Persaingan industri perbankan syariah saat ini dinilai tidak sehat oleh Otoritas Jasa Keuangan, dimana Bank Syariah Indonesia (BSI) memiliki pangsa aset besar, sementara bank syariah lainnya memiliki aset tergolong kecil. BSI mencatatkan aset per September 2023 sebesar 319,85 triliun. Aset BSI sangat berbeda jauh dibandingkan bank umum syariah lainnya, seperti Bank Muamalat Indonesia (66,2 triliun), Bank Riau Kepri Syariah (28,24 triliun), Bank Aceh Syariah (28,23 triliun), dan Bank BTPN Syariah (21,95 triliun).
Rencana penggabungan antara UUS Bank BTN dan Bank Muamalat akan mampu menghasilkan aset sebesar 114,61 triliun, karena UUS milik bank BTN mencatatkan aset sebesar 48,41 triliun. Apabila rencana konsolidasi ini berhasil, maka bank hasil konsolidasi akan mampu menjadi pesaing utama dari bank BSI. Terlebih lagi apabila pemerintah kemudian menjadi bank hasil konsolidasi menjadi Bank BUMN. Hal ini tentu akan menjadikan persaingan bank syariah di Indonesia menjadi lebih kompetitif dan menarik.
Rencana penggabungan dua bank syariah ini mendapat penolakan dari sebagian pihak karena dinilai akan memberikan kerugian. Sebagaimana yang disampaikan oleh Wakil Ketua Umum Majelis Ulama Indonesia (MUI) Anwar Abbas bahwa warisan pendahulu yang telah bersusah payah mendirikan Bank Muamalat akan hilang. Selain itu, menurut beliau bahwa akan ada pengabaian amanat konstitusi apabila penggabungan ini masih terus dilaksanakan. Efisiensi yang terjadi adalah efisiensi yang tidak berkeadilan, dimana hal ini bertentangan dengan UUD 1945 pasal 33 ayat 4. Penggabungan dua bank syariah ini dikhawatirkan akan mengurangi keberpihakan sektor perbankan terhadap para pelaku UMKM, karena bank hasil merger akan fokus pada nasabah kelas besar dan meninggalkan kelompok kecil.

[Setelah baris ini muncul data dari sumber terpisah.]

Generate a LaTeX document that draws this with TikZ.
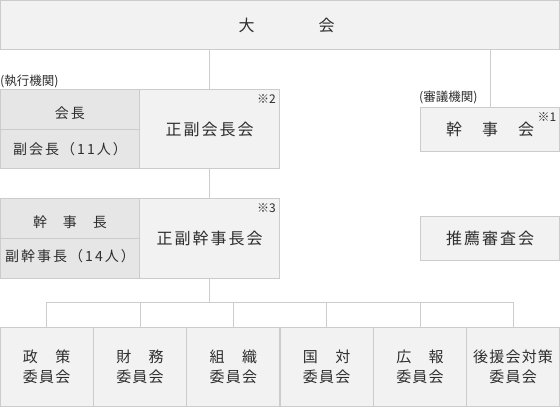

Selain alasan penolakan diatas, terdapat beberapa kendala yang perlu diantisipasi dalam proses penggabungan dua bank ini. Pertama, proses integrasi dua entitas perbankan yang berbeda membutuhkan suatu proses yang tidak sederhana. Apabila merger ini dilakukan, maka transisi harus dilakukan secara hati-hati. Kedua, merger seringkali menyebabkan ketidakpastian bagi karyawan dari kedua bank yang bersangkutan. Hal ini dapat terjadi karena adanya kebijakan pemutusan hubungan kerja, restrukturisasi jabatan, atau perubahan lingkungan kerja. Ketiga, kedua bank mungkin memiliki budaya organisasi yang berbeda, sehingga proses mengintegrasikan budaya organisasi yang berbeda mungkin akan memakan waktu yang tidak sebentar di kalangan karyawan. Keempat, merger dapat menyebabkan gangguan sementara dalam pelayanan kepada nasabah, sehingga proses integrasi harus dapat dijalankan dengan baik agar tidak berdampak negatif terhadap kualitas layanan kepada nasabah.

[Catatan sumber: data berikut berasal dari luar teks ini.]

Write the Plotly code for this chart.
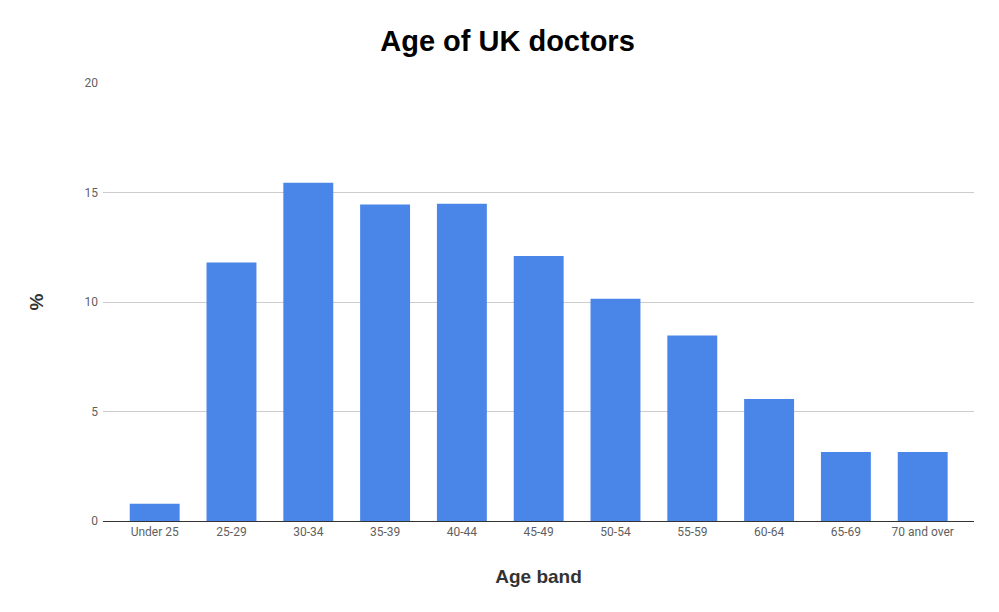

Selain alasan penolakan dan kendala yang telah disampaikan sebelumnya, terdapat beberapa keuntungan yang didapat dari penggabungan dua bank syariah ini. Pertama, secara nilai aset kedua bank yang akan digabungkan ini seimbang, tidak ada salah satu bank yang terlalu mendominasi. Hal ini tentu akan berdampak positif pasca penggabungan kedua bank syariah ini. Kedua, melalui merger kedua bank dapat menggabungkan produk dan layanan mereka, sehingga dapat meningkatkan diversifikasi portofolio pasca konsolidasi. Kedua bank syariah ini memiliki kekuatan segmen masing-masing. Bank Muamalat selama ini fokus pada segmen korporasi dan UKM, meskipun mulai tahun 2023 menggeser fokus pada ritel konsumen. Sedangkan Bank BTN Syariah memiliki keunggulan pada kredit pemilikan rumah. Konsolidasi kedua bank akan mampu menjadi kekuatan positif bagi industri perbankan syariah.

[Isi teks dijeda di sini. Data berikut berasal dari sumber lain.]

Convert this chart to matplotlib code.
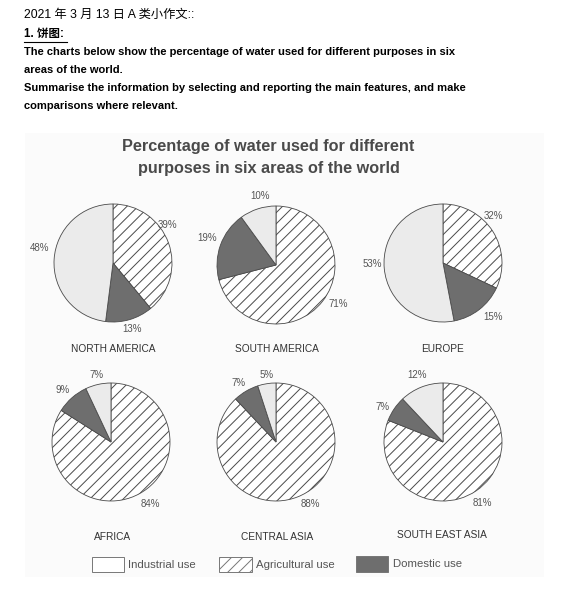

Ketiga, merger kedua bank ini akan mampu menghasilkan efisiensi biaya yang signifikan. Hal ini dapat terjadi melalui pengurangan biaya overhead, penggabungan sistem teknologi informasi, dan optimalisasi rantai pasokan. Untuk sistem teknologi pasca konsolidasi disarankan menggunakan sistem IT yang telah digunakan oleh Bank Muamalat, karena Bank Muamalat untuk saat ini memiliki corebanking yang terbaik. Keempat, dengan ukuran yang lebih besar, bank hasil merger dapat memiliki lebih banyak sumber daya untuk bersaing dalam industri perbankan yang semakin kompetitif. Ini bisa termasuk kemampuan untuk melakukan investasi dalam teknologi yang lebih canggih, mengembangkan produk baru, dan meningkatkan jangkauan geografis. Kelima, jika merger berhasil dilakukan dengan baik dan memberikan hasil yang positif, hal ini dapat menghasilkan peningkatan nilai bagi pemegang saham kedua bank terlebih Bank Muamalat sudah tercatat sebagai Bank Terbuka dan dalam waktu dekat akan mencatatkan saham di Bursa Efek Indonesia. Apabila merger ini berhasil dilakukan, maka Bank Muamalat dapat digunakan sebagai entitas cangkang. Untuk nama bank hasil merger dapat mempertahankan nama Bank Muamalat agar kekhawatiran mengenai hilangnya warisan pendahulu dalam melahirkan bank syariah di Indonesia dapat diminimalisir.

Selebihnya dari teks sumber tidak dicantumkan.